Nothing you covet that someone else has, nothing you feel envious about creates their feelings or will create your feelings. You only want it because you think it will make you happy, but happiness is available to you now. And the deepest irony of this whole thing is that the only reason you're unhappy is that you are thinking you need the thing.
There's nothing wrong with not having a baby and not having a baby doesn’t actually cause negative feelings- if it did then it would be a universal experience for all women without children, and it’s not. What causes negative feelings is thinking, "I should have a baby, if I had a baby I'd be happy." So we cause the dissatisfaction with that thought and then we're like, well, the only way to solve this problem is to have that baby.
The reason you feel bad is your thought that you need that thing to feel good. If you didn't have the thought that you needed that thing, you wouldn't have a problem. If you stopped thinking you needed the thing you were envious of, then you wouldn’t be dissatisfied. There'd be nothing to cure, there would be no problem. You wouldn't want the thing.
Now notice I said “needed”- I didn’t say “wanted”. Those are two different, vastly different things. My economist husband still tried to remind me of the difference whenever I mention looking on Amazon about something- but I choose to not believe him.

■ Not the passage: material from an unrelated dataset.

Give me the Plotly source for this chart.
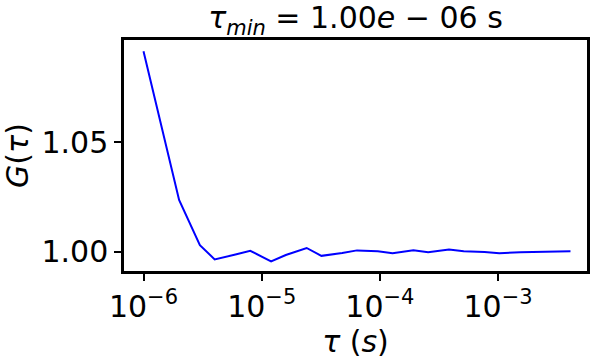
import plotly.graph_objects as go

tau_us = [1, 2, 3, 4, 6, 8, 12, 16, 24, 32, 48, 64, 96, 128, 192, 256,
          384, 512, 768, 1024, 1536, 2048, 3072, 4096]
tau = [t * 1e-6 for t in tau_us]
G = [1.0915, 1.0237, 1.0031, 0.9966, 0.9988, 1.0005, 0.9957, 0.9986,
     1.0018, 0.9982, 0.9995, 1.0007, 1.0003, 0.9994, 1.0007, 0.9999,
     1.0011, 1.0003, 1.0000, 0.9994, 0.9999, 1.0000, 1.0002, 1.0003]

x_tickvals = [1e-6, 1e-5, 1e-4, 1e-3]
x_ticktext = ["10<sup>−6</sup>", "10<sup>−5</sup>", "10<sup>−4</sup>", "10<sup>−3</sup>"]
y_tickvals = [1.00, 1.05]
y_ticktext = ["1.00", "1.05"]

FONT = "DejaVu Sans"
FS = 30

fig = go.Figure()
fig.add_trace(go.Scatter(x=tau, y=G, mode="lines",
                         line=dict(color="#0000ff", width=2), showlegend=False))

fig.update_layout(
    width=597, height=359,
    margin=dict(l=124, r=10, t=40, b=88, autoexpand=False),
    paper_bgcolor="white", plot_bgcolor="white",
    font=dict(family=FONT, size=FS, color="black"),
    title=dict(text="<i>τ</i><sub><i>min</i></sub> = 1.00<i>e</i> − 06 s",
               x=0.5955, xanchor="center", y=0.95, yanchor="middle",
               font=dict(family=FONT, size=FS, color="black")),
)
fig.update_xaxes(type="log", range=[-6.165, -2.248], automargin=False,
                 tickvals=x_tickvals, ticktext=x_ticktext,
                 ticks="outside", ticklen=7, tickwidth=2, tickcolor="black",
                 showline=True, linewidth=2.5, linecolor="black", mirror=True,
                 showgrid=False, zeroline=False,
                 tickfont=dict(family=FONT, size=FS),
                 title=dict(text="<i>τ</i> (<i>s</i>)", standoff=6,
                            font=dict(family=FONT, size=FS)))
fig.update_yaxes(range=[0.9913, 1.0966], automargin=False,
                 tickvals=y_tickvals, ticktext=y_ticktext,
                 ticks="outside", ticklen=7, tickwidth=2, tickcolor="black",
                 showline=True, linewidth=2.5, linecolor="black", mirror=True,
                 showgrid=False, zeroline=False,
                 tickfont=dict(family=FONT, size=FS),
                 title=dict(text="<i>G</i>(<i>τ</i>)", standoff=8,
                            font=dict(family=FONT, size=FS)))

fig.write_html("out.html")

But it’s true. The anguish comes when we tell ourselves we “need to”, “have to” or “should have” a baby or a pregnancy. There is pain in wanting something and not getting it- but not quite the anguish. We don’t need the anguish. This journey is already hard.
So when you find yourself, feeling that familiar pull of envy, remind yourself “all people have pain”. There’s no need for comparison. We don’t need to compare and despair. It’s abut perspective. It’s also not about forcing gratitude. You don’t need to remind yourself, Everyone has pain but I am grateful for…”
I mean of course you can, but you don’t have to force it. You’re just looking for a way to break that envy cycle that feels so terrible.
There’s no magic switch that gets flipped or pill you can take to fix everything- we’re just looking for less pain. Less suffering. More compassion. More compassion for you and the other humans in this world. You might not always be able to access compassion, that’s ok. No one bats 1,000, nor are they expected to.
Ask yourself, how can I love on me right now? How can I take care of me? How can I love me? I promise you, you answer those questions, and you will never go wrong.
Ok, that is what I have for you today, my friends.
Have a beautiful week and I will talk to you soon.